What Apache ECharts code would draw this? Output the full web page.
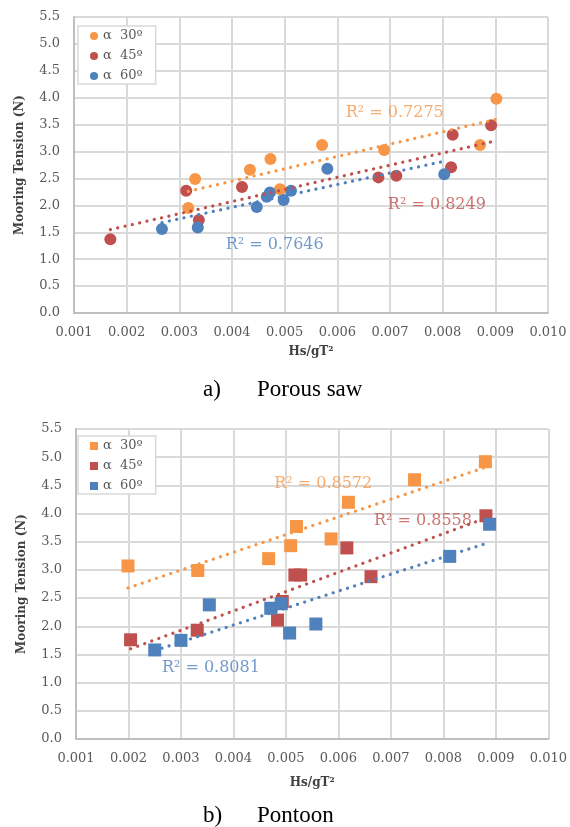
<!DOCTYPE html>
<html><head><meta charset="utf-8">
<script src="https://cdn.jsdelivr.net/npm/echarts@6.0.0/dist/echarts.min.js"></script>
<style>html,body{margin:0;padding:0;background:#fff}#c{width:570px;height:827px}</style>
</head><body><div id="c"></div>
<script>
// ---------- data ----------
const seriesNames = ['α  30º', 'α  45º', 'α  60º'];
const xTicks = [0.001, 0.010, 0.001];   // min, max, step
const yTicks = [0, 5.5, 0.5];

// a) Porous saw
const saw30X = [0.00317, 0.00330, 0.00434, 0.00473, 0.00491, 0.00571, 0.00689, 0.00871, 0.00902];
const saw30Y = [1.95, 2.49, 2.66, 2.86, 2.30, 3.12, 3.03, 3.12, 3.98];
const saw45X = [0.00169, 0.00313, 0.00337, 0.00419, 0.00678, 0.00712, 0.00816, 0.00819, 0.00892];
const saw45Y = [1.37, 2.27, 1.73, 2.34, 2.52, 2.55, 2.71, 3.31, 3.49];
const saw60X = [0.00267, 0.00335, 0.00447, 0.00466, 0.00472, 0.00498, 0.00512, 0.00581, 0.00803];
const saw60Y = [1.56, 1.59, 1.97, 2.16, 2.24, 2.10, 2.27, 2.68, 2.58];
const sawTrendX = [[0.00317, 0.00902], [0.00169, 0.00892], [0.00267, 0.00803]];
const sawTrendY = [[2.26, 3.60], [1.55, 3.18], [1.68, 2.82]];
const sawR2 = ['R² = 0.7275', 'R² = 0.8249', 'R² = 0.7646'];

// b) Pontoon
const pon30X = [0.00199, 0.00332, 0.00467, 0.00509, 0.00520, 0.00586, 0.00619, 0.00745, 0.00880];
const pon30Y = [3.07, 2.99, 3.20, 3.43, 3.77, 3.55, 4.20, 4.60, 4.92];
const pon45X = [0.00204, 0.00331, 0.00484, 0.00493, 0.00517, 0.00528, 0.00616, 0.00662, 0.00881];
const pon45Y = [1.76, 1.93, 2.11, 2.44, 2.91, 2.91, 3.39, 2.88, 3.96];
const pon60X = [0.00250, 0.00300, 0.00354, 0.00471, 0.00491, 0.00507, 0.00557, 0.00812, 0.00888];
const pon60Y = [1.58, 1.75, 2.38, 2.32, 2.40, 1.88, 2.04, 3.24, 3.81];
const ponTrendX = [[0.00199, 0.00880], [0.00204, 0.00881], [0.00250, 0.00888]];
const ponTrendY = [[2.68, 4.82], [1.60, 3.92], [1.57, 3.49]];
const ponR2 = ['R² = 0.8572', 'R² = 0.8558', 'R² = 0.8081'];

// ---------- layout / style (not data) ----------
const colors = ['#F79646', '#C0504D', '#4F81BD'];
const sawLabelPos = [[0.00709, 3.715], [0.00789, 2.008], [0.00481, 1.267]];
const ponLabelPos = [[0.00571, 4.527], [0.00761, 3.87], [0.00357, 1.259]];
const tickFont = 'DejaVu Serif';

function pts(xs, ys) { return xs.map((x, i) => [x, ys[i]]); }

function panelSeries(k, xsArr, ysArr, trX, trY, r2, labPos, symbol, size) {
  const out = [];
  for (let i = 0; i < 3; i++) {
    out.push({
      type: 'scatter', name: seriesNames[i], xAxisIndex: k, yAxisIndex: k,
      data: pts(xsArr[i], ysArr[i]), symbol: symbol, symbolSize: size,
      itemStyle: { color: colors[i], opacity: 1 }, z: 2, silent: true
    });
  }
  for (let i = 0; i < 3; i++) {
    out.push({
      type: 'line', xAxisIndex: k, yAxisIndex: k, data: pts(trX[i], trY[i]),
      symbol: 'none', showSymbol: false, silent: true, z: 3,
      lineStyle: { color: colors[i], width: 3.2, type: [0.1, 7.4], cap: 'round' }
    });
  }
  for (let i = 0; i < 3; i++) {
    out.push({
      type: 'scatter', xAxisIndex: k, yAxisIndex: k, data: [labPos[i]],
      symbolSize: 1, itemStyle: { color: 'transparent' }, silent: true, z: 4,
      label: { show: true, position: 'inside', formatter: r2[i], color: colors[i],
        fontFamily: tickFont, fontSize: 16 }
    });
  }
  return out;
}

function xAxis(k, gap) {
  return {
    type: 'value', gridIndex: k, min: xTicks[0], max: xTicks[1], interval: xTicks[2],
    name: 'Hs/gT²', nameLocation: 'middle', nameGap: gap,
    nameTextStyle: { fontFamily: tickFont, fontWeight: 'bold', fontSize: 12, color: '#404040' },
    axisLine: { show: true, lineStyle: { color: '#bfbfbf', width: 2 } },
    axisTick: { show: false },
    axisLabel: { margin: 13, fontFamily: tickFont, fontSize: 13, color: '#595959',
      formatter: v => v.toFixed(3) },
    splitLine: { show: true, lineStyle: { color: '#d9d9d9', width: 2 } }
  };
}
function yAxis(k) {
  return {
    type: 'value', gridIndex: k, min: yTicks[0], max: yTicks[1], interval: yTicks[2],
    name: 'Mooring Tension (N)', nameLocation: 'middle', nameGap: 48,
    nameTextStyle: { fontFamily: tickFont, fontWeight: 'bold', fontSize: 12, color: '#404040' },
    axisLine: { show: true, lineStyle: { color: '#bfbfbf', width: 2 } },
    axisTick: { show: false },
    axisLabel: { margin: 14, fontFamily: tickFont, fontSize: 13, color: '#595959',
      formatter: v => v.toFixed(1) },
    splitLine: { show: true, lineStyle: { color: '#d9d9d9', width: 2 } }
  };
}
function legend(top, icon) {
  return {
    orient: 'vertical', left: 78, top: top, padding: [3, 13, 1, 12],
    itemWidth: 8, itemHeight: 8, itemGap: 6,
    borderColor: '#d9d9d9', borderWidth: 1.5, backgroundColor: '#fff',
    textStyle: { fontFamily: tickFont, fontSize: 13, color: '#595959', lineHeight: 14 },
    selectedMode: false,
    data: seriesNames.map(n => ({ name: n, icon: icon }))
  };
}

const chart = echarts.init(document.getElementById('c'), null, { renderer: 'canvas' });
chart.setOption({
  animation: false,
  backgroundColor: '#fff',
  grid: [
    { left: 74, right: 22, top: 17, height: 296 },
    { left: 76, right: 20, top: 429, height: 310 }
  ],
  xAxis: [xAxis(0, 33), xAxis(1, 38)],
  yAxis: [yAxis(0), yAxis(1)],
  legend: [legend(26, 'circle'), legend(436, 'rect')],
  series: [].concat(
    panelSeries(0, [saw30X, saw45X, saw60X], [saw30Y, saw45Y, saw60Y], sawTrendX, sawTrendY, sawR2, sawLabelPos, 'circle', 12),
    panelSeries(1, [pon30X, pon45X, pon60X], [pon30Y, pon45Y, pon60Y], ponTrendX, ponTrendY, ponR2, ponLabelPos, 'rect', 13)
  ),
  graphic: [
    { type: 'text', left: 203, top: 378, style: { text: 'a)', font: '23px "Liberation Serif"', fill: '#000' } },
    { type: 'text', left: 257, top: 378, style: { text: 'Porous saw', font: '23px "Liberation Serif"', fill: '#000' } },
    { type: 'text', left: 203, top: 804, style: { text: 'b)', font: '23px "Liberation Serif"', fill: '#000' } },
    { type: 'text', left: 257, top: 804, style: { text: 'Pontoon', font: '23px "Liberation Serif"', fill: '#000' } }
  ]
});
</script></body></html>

#####

Problem statement — Return the material exactly as given, apart from the pictures.

Written solution —
What Apache ECharts code would draw this? Output the full web page.
<!DOCTYPE html>
<html><head><meta charset="utf-8">
<script src="https://cdn.jsdelivr.net/npm/echarts@6.0.0/dist/echarts.min.js"></script>
<style>html,body{margin:0;padding:0;background:#fff}#c{width:570px;height:827px}</style>
</head><body><div id="c"></div>
<script>
// ---------- data ----------
const seriesNames = ['α  30º', 'α  45º', 'α  60º'];
const xTicks = [0.001, 0.010, 0.001];   // min, max, step
const yTicks = [0, 5.5, 0.5];

// a) Porous saw
const saw30X = [0.00317, 0.00330, 0.00434, 0.00473, 0.00491, 0.00571, 0.00689, 0.00871, 0.00902];
const saw30Y = [1.95, 2.49, 2.66, 2.86, 2.30, 3.12, 3.03, 3.12, 3.98];
const saw45X = [0.00169, 0.00313, 0.00337, 0.00419, 0.00678, 0.00712, 0.00816, 0.00819, 0.00892];
const saw45Y = [1.37, 2.27, 1.73, 2.34, 2.52, 2.55, 2.71, 3.31, 3.49];
const saw60X = [0.00267, 0.00335, 0.00447, 0.00466, 0.00472, 0.00498, 0.00512, 0.00581, 0.00803];
const saw60Y = [1.56, 1.59, 1.97, 2.16, 2.24, 2.10, 2.27, 2.68, 2.58];
const sawTrendX = [[0.00317, 0.00902], [0.00169, 0.00892], [0.00267, 0.00803]];
const sawTrendY = [[2.26, 3.60], [1.55, 3.18], [1.68, 2.82]];
const sawR2 = ['R² = 0.7275', 'R² = 0.8249', 'R² = 0.7646'];

// b) Pontoon
const pon30X = [0.00199, 0.00332, 0.00467, 0.00509, 0.00520, 0.00586, 0.00619, 0.00745, 0.00880];
const pon30Y = [3.07, 2.99, 3.20, 3.43, 3.77, 3.55, 4.20, 4.60, 4.92];
const pon45X = [0.00204, 0.00331, 0.00484, 0.00493, 0.00517, 0.00528, 0.00616, 0.00662, 0.00881];
const pon45Y = [1.76, 1.93, 2.11, 2.44, 2.91, 2.91, 3.39, 2.88, 3.96];
const pon60X = [0.00250, 0.00300, 0.00354, 0.00471, 0.00491, 0.00507, 0.00557, 0.00812, 0.00888];
const pon60Y = [1.58, 1.75, 2.38, 2.32, 2.40, 1.88, 2.04, 3.24, 3.81];
const ponTrendX = [[0.00199, 0.00880], [0.00204, 0.00881], [0.00250, 0.00888]];
const ponTrendY = [[2.68, 4.82], [1.60, 3.92], [1.57, 3.49]];
const ponR2 = ['R² = 0.8572', 'R² = 0.8558', 'R² = 0.8081'];

// ---------- layout / style (not data) ----------
const colors = ['#F79646', '#C0504D', '#4F81BD'];
const sawLabelPos = [[0.00709, 3.715], [0.00789, 2.008], [0.00481, 1.267]];
const ponLabelPos = [[0.00571, 4.527], [0.00761, 3.87], [0.00357, 1.259]];
const tickFont = 'DejaVu Serif';

function pts(xs, ys) { return xs.map((x, i) => [x, ys[i]]); }

function panelSeries(k, xsArr, ysArr, trX, trY, r2, labPos, symbol, size) {
  const out = [];
  for (let i = 0; i < 3; i++) {
    out.push({
      type: 'scatter', name: seriesNames[i], xAxisIndex: k, yAxisIndex: k,
      data: pts(xsArr[i], ysArr[i]), symbol: symbol, symbolSize: size,
      itemStyle: { color: colors[i], opacity: 1 }, z: 2, silent: true
    });
  }
  for (let i = 0; i < 3; i++) {
    out.push({
      type: 'line', xAxisIndex: k, yAxisIndex: k, data: pts(trX[i], trY[i]),
      symbol: 'none', showSymbol: false, silent: true, z: 3,
      lineStyle: { color: colors[i], width: 3.2, type: [0.1, 7.4], cap: 'round' }
    });
  }
  for (let i = 0; i < 3; i++) {
    out.push({
      type: 'scatter', xAxisIndex: k, yAxisIndex: k, data: [labPos[i]],
      symbolSize: 1, itemStyle: { color: 'transparent' }, silent: true, z: 4,
      label: { show: true, position: 'inside', formatter: r2[i], color: colors[i],
        fontFamily: tickFont, fontSize: 16 }
    });
  }
  return out;
}

function xAxis(k, gap) {
  return {
    type: 'value', gridIndex: k, min: xTicks[0], max: xTicks[1], interval: xTicks[2],
    name: 'Hs/gT²', nameLocation: 'middle', nameGap: gap,
    nameTextStyle: { fontFamily: tickFont, fontWeight: 'bold', fontSize: 12, color: '#404040' },
    axisLine: { show: true, lineStyle: { color: '#bfbfbf', width: 2 } },
    axisTick: { show: false },
    axisLabel: { margin: 13, fontFamily: tickFont, fontSize: 13, color: '#595959',
      formatter: v => v.toFixed(3) },
    splitLine: { show: true, lineStyle: { color: '#d9d9d9', width: 2 } }
  };
}
function yAxis(k) {
  return {
    type: 'value', gridIndex: k, min: yTicks[0], max: yTicks[1], interval: yTicks[2],
    name: 'Mooring Tension (N)', nameLocation: 'middle', nameGap: 48,
    nameTextStyle: { fontFamily: tickFont, fontWeight: 'bold', fontSize: 12, color: '#404040' },
    axisLine: { show: true, lineStyle: { color: '#bfbfbf', width: 2 } },
    axisTick: { show: false },
    axisLabel: { margin: 14, fontFamily: tickFont, fontSize: 13, color: '#595959',
      formatter: v => v.toFixed(1) },
    splitLine: { show: true, lineStyle: { color: '#d9d9d9', width: 2 } }
  };
}
function legend(top, icon) {
  return {
    orient: 'vertical', left: 78, top: top, padding: [3, 13, 1, 12],
    itemWidth: 8, itemHeight: 8, itemGap: 6,
    borderColor: '#d9d9d9', borderWidth: 1.5, backgroundColor: '#fff',
    textStyle: { fontFamily: tickFont, fontSize: 13, color: '#595959', lineHeight: 14 },
    selectedMode: false,
    data: seriesNames.map(n => ({ name: n, icon: icon }))
  };
}

const chart = echarts.init(document.getElementById('c'), null, { renderer: 'canvas' });
chart.setOption({
  animation: false,
  backgroundColor: '#fff',
  grid: [
    { left: 74, right: 22, top: 17, height: 296 },
    { left: 76, right: 20, top: 429, height: 310 }
  ],
  xAxis: [xAxis(0, 33), xAxis(1, 38)],
  yAxis: [yAxis(0), yAxis(1)],
  legend: [legend(26, 'circle'), legend(436, 'rect')],
  series: [].concat(
    panelSeries(0, [saw30X, saw45X, saw60X], [saw30Y, saw45Y, saw60Y], sawTrendX, sawTrendY, sawR2, sawLabelPos, 'circle', 12),
    panelSeries(1, [pon30X, pon45X, pon60X], [pon30Y, pon45Y, pon60Y], ponTrendX, ponTrendY, ponR2, ponLabelPos, 'rect', 13)
  ),
  graphic: [
    { type: 'text', left: 203, top: 378, style: { text: 'a)', font: '23px "Liberation Serif"', fill: '#000' } },
    { type: 'text', left: 257, top: 378, style: { text: 'Porous saw', font: '23px "Liberation Serif"', fill: '#000' } },
    { type: 'text', left: 203, top: 804, style: { text: 'b)', font: '23px "Liberation Serif"', fill: '#000' } },
    { type: 'text', left: 257, top: 804, style: { text: 'Pontoon', font: '23px "Liberation Serif"', fill: '#000' } }
  ]
});
</script></body></html>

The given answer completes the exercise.